Effects of temperatures on microstructure evolution and deformation behavior of Fe–32Ni by in-situ EBSD

Abstract

Fe–32Ni alloy has attracted the attention of researchers owing to its excellent thermal expansion properties and mechanical properties. In this study, the macroscopic mechanical properties, surface morphology, crystal orientation, evolution of grain boundary and kernel average misorientation (KAM) and deformation mechanism of Fe–32Ni alloy were systematically investigated by in-situ loading equipment from 25 °C to 800 °C combined with electron backscatter diffraction (EBSD). The results showed that the grains with (111) and (101) orientations formed a special ring texture in {100} and {110} poles of the polar diagram after grain deformation and rotation.
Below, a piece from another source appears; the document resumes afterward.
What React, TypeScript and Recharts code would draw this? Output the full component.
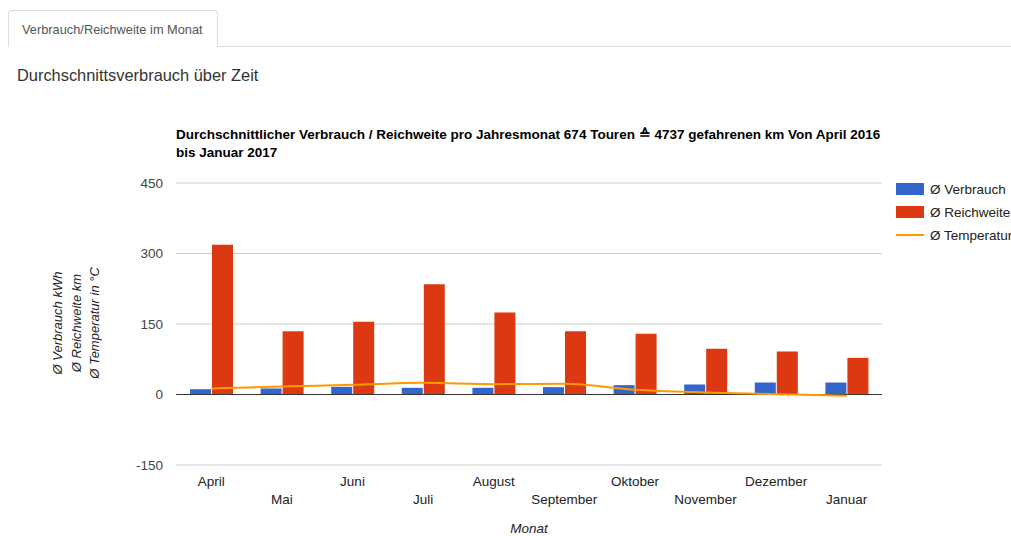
import React from 'react';
import {
  ComposedChart,
  Bar,
  Line,
  XAxis,
  YAxis,
  CartesianGrid,
  ReferenceLine,
} from 'recharts';

const months = ['April', 'Mai', 'Juni', 'Juli', 'August', 'September', 'Oktober', 'November', 'Dezember', 'Januar'];
const verbrauch = [11.3, 12.8, 16.3, 14.2, 14.2, 15.6, 19.9, 21.3, 25.5, 25.5];
const reichweite = [318.5, 134.7, 154.7, 234.7, 174.5, 134.7, 129, 97.2, 91.5, 78];
const temperatur = [12.8, 17, 20.5, 24.8, 22, 22.7, 10, 4.3, 0.7, -2.8];
const yTicks = [-150, 0, 150, 300, 450];

const series = [
  { key: 'verbrauch', name: 'Ø Verbrauch', color: '#3366cc', type: 'bar' },
  { key: 'reichweite', name: 'Ø Reichweite', color: '#dc3912', type: 'bar' },
  { key: 'temperatur', name: 'Ø Temperatur', color: '#ff9900', type: 'line' },
];

const yLabelLines = ['Ø Verbrauch kWh', 'Ø Reichweite km', 'Ø Temperatur in °C'];

const data = months.map((m, i) => ({
  month: m,
  verbrauch: verbrauch[i],
  reichweite: reichweite[i],
  temperatur: temperatur[i],
}));

const font = 'Arial, "Liberation Sans", sans-serif';

// staggered month labels, like google charts does when space is tight
const MonthTick = (props: any) => {
  const { x, y, payload, index } = props;
  const dy = index % 2 === 0 ? 21 : 39;
  return (
    <text x={x} y={y + dy} textAnchor="middle" fontSize={13.5} fill="#222" fontFamily={font}>
      {payload.value}
    </text>
  );
};

const YTitle = () => (
  <text transform="translate(62,323) rotate(-90)" textAnchor="middle" fontSize={13}
    fontStyle="italic" fill="#222" fontFamily={font}>
    {yLabelLines.map((l, i) => (
      <tspan key={l} x={0} y={i * 18.5}>{l}</tspan>
    ))}
  </text>
);

const XTitle = (props: any) => {
  const vb = props.viewBox || {};
  return (
    <text x={vb.x + vb.width / 2} y={533} textAnchor="middle" fontSize={13.5}
      fontStyle="italic" fill="#222" fontFamily={font}>
      Monat
    </text>
  );
};

export default function App() {
  return (
    <div style={{ position: 'absolute', left: 0, top: 0, width: 1011, height: 536, overflow: 'hidden', background: '#fff', fontFamily: font }}>
      <div style={{
        position: 'absolute', left: 8, top: 10, width: 210, height: 37,
        border: '1px solid #ddd', borderBottom: 'none', borderRadius: '4px 4px 0 0',
        background: '#fff', boxSizing: 'border-box',
      }}>
        <div style={{ position: 'absolute', left: 13, top: 11, fontSize: 12.8, color: '#555', whiteSpace: 'nowrap' }}>
          Verbrauch/Reichweite im Monat
        </div>
      </div>
      <div style={{ position: 'absolute', left: 218, top: 46, width: 793, height: 1, background: '#ddd' }} />
      <div style={{ position: 'absolute', left: 17, top: 66, fontSize: 16.4, color: '#333', whiteSpace: 'nowrap' }}>
        Durchschnittsverbrauch über Zeit
      </div>

      <div style={{ position: 'absolute', left: 176, top: 126, fontSize: 13.5, fontWeight: 'bold', color: '#000', lineHeight: '18px', whiteSpace: 'nowrap' }}>
        <div>Durchschnittlicher Verbrauch / Reichweite pro Jahresmonat 674 Touren ≙ 4737 gefahrenen km Von April 2016</div>
        <div>bis Januar 2017</div>
      </div>

      <div style={{ position: 'absolute', left: 0, top: 0 }}>
        <ComposedChart width={1011} height={536} data={data}
          margin={{ top: 183, right: 129, bottom: 0, left: 0 }}
          barSize={21} barGap={1}>
          <CartesianGrid vertical={false} stroke="#ccc" />
          <XAxis dataKey="month" height={71} axisLine={false} tickLine={false}
            tickSize={0} tickMargin={0} interval={0} tick={<MonthTick />}
            label={<XTitle />} />
          <YAxis width={176} domain={[-150, 450]} ticks={yTicks} axisLine={false}
            tickLine={false} tickSize={0} tickMargin={13}
            tick={{ fontSize: 13.5, fill: '#444', fontFamily: font }}
            label={<YTitle />} />
          <ReferenceLine y={0} stroke="#333" strokeWidth={1} />
          <Bar dataKey="verbrauch" name="Ø Verbrauch" fill="#3366cc" isAnimationActive={false} />
          <Bar dataKey="reichweite" name="Ø Reichweite" fill="#dc3912" isAnimationActive={false} />
          <Line dataKey="temperatur" name="Ø Temperatur" type="monotone" stroke="#ff9900"
            strokeWidth={2} dot={false} isAnimationActive={false} />
        </ComposedChart>
      </div>

      {series.map((s, i) => (
        <div key={s.key} style={{ position: 'absolute', left: 896, top: 181 + i * 23, height: 16, display: 'flex', alignItems: 'center', whiteSpace: 'nowrap' }}>
          {s.type === 'bar' ? (
            <div style={{ width: 28, height: 12, background: s.color }} />
          ) : (
            <div style={{ width: 28, height: 2, background: s.color }} />
          )}
          <span style={{ marginLeft: 6, fontSize: 13.5, color: '#222' }}>{s.name}</span>
        </div>
      ))}
    </div>
  );
}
The rotational ability of the grains with (111) and (101) orientations were significantly promoted as the temperature increased. The number and proportion of low-angle grain boundaries (LAGBs) increased with increasing strain and temperature. By analyzing the microstructure evolution during in-situ EBSD testing, it was found that the rotation of the crystals significantly improved the deformability of the material. The effect of selective passage for dislocations by LAGBs both enhanced the plasticity and caused hardening of the material. Dislocations tended to accumulate at grain boundaries causing strain concentration. Cracks sprouted at grain boundaries and expand along the grain boundaries. This study can provide profound insights on the deformation mechanism of Fe–32Ni alloy for the possible design and process optimization.